== AVAILABLE DATA ==
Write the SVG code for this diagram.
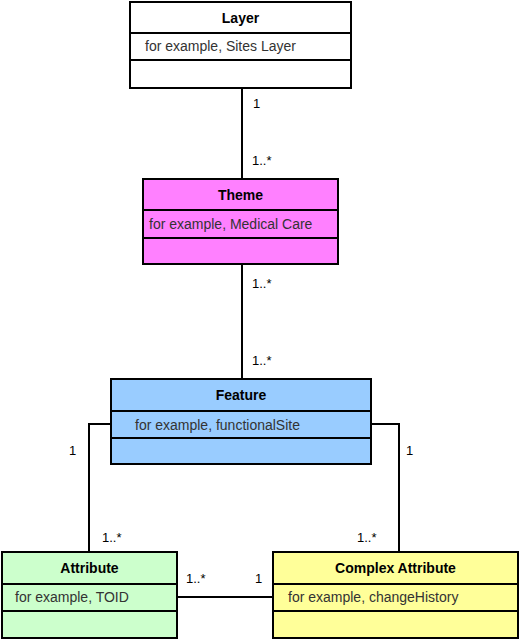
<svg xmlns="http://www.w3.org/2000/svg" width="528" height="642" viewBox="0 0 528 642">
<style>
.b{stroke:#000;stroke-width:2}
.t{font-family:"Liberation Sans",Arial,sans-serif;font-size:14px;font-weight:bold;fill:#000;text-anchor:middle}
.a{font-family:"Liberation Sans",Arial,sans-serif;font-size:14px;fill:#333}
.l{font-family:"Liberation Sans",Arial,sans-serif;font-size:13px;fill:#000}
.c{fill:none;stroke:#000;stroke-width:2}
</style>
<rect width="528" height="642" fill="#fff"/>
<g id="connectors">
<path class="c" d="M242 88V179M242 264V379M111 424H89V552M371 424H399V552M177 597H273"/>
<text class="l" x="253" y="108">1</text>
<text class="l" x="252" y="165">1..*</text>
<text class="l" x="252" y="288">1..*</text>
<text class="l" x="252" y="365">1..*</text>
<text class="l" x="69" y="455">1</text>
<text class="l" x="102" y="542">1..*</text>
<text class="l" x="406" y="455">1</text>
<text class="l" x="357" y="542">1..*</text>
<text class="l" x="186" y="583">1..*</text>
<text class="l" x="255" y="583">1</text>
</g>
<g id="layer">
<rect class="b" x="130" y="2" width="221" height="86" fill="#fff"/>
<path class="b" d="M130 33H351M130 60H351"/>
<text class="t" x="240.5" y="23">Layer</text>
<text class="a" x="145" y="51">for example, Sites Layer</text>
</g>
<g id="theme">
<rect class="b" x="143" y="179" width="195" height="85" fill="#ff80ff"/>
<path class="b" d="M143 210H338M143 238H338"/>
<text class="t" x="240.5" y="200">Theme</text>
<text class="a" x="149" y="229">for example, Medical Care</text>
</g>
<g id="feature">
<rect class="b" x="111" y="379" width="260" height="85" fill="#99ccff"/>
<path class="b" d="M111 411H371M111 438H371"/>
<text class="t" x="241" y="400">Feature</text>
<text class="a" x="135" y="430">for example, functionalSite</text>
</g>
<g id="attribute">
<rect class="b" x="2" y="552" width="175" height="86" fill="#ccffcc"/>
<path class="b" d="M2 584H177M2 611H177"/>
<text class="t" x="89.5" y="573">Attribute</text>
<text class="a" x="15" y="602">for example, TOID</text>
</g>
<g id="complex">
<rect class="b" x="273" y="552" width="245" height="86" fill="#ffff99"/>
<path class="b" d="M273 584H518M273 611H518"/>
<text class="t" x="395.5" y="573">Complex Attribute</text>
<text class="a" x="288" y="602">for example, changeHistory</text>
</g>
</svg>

---

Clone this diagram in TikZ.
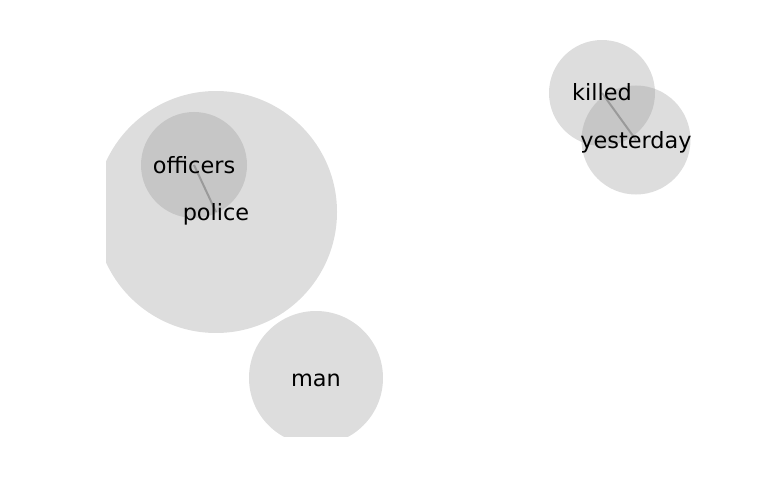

* * *

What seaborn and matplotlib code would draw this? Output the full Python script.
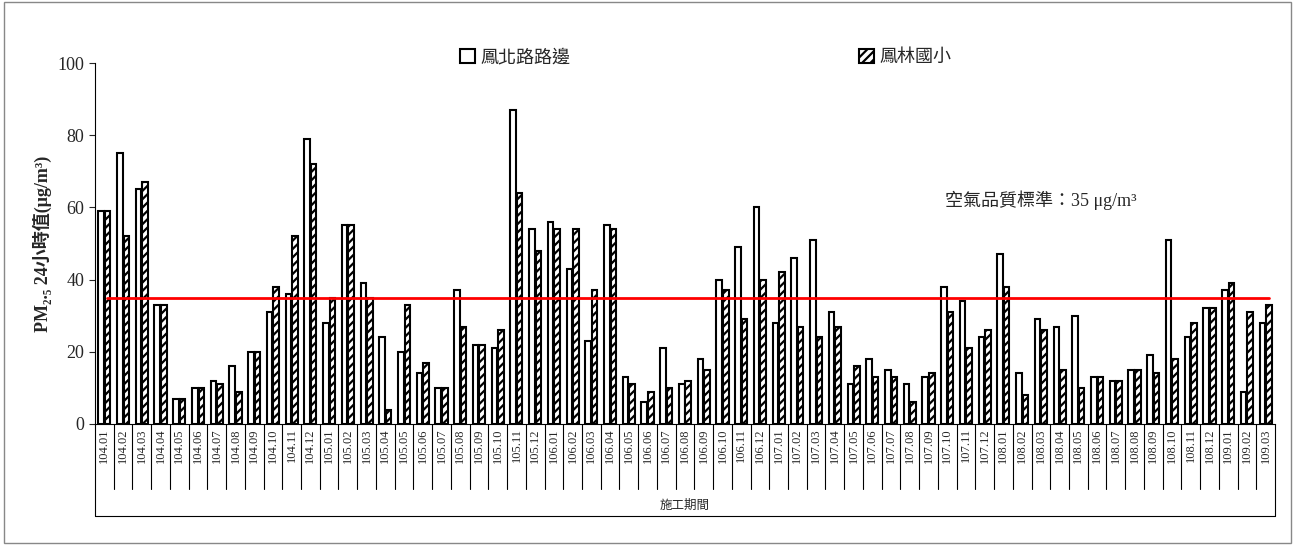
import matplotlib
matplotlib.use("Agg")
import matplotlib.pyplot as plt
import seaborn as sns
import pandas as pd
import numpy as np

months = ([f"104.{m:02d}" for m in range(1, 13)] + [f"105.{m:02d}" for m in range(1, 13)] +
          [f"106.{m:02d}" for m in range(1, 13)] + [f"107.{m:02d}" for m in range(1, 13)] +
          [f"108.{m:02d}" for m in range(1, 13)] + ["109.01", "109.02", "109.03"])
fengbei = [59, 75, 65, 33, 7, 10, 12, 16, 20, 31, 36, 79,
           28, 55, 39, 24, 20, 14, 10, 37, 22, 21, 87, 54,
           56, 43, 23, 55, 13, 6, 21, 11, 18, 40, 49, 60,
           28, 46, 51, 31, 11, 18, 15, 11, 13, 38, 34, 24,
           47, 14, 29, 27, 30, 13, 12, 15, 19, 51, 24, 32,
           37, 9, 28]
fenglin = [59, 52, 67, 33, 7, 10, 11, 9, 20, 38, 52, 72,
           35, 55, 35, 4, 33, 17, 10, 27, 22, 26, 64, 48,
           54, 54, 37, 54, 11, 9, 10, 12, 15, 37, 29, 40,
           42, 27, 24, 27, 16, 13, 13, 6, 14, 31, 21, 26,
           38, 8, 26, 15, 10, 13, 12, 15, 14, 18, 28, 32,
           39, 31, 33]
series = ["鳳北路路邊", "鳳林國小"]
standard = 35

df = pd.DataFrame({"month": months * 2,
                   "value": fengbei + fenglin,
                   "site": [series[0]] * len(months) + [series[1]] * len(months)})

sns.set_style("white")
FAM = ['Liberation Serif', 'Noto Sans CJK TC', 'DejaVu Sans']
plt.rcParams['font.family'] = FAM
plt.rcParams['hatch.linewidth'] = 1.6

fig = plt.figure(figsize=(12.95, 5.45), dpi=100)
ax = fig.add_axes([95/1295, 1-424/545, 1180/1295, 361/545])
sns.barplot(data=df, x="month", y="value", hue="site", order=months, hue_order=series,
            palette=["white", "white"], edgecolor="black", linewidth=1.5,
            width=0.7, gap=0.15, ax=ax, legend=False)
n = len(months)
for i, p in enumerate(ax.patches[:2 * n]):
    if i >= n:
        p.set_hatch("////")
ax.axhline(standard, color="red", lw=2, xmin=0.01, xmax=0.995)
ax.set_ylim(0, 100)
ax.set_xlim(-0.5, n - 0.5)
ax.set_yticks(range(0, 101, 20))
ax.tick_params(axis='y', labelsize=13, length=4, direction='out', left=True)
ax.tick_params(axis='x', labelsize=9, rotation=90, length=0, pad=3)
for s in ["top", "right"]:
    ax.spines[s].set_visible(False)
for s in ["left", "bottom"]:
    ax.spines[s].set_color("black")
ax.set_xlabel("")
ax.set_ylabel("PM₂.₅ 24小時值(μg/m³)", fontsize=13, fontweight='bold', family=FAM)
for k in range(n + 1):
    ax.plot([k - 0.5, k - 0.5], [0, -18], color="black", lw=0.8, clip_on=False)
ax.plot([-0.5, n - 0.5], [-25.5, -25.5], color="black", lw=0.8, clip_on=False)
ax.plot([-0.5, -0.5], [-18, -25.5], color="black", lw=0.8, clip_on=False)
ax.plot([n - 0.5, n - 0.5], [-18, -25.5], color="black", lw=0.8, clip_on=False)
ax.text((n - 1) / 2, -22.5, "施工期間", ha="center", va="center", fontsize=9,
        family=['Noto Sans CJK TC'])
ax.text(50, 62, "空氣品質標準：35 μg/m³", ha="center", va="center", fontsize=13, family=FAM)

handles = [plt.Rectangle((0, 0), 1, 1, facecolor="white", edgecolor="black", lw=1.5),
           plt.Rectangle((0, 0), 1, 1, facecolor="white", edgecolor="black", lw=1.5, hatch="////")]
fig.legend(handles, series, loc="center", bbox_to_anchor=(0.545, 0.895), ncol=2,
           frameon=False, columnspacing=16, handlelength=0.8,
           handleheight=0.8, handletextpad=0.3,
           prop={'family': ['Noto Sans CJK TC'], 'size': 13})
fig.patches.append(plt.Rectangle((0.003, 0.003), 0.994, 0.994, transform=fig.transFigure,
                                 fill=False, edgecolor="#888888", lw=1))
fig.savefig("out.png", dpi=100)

== GOAL ==
Using the entries above, repeat exactly the lines from the one with "What seaborn and" to the one with "[series[0]] * len(months)", both included, and leave the pictures behind.

== SOLUTION FOR THIS PROBLEM ==
What seaborn and matplotlib code would draw this? Output the full Python script.
import matplotlib
matplotlib.use("Agg")
import matplotlib.pyplot as plt
import seaborn as sns
import pandas as pd
import numpy as np

months = ([f"104.{m:02d}" for m in range(1, 13)] + [f"105.{m:02d}" for m in range(1, 13)] +
          [f"106.{m:02d}" for m in range(1, 13)] + [f"107.{m:02d}" for m in range(1, 13)] +
          [f"108.{m:02d}" for m in range(1, 13)] + ["109.01", "109.02", "109.03"])
fengbei = [59, 75, 65, 33, 7, 10, 12, 16, 20, 31, 36, 79,
           28, 55, 39, 24, 20, 14, 10, 37, 22, 21, 87, 54,
           56, 43, 23, 55, 13, 6, 21, 11, 18, 40, 49, 60,
           28, 46, 51, 31, 11, 18, 15, 11, 13, 38, 34, 24,
           47, 14, 29, 27, 30, 13, 12, 15, 19, 51, 24, 32,
           37, 9, 28]
fenglin = [59, 52, 67, 33, 7, 10, 11, 9, 20, 38, 52, 72,
           35, 55, 35, 4, 33, 17, 10, 27, 22, 26, 64, 48,
           54, 54, 37, 54, 11, 9, 10, 12, 15, 37, 29, 40,
           42, 27, 24, 27, 16, 13, 13, 6, 14, 31, 21, 26,
           38, 8, 26, 15, 10, 13, 12, 15, 14, 18, 28, 32,
           39, 31, 33]
series = ["鳳北路路邊", "鳳林國小"]
standard = 35

df = pd.DataFrame({"month": months * 2,
                   "value": fengbei + fenglin,
                   "site": [series[0]] * len(months) + [series[1]] * len(months)})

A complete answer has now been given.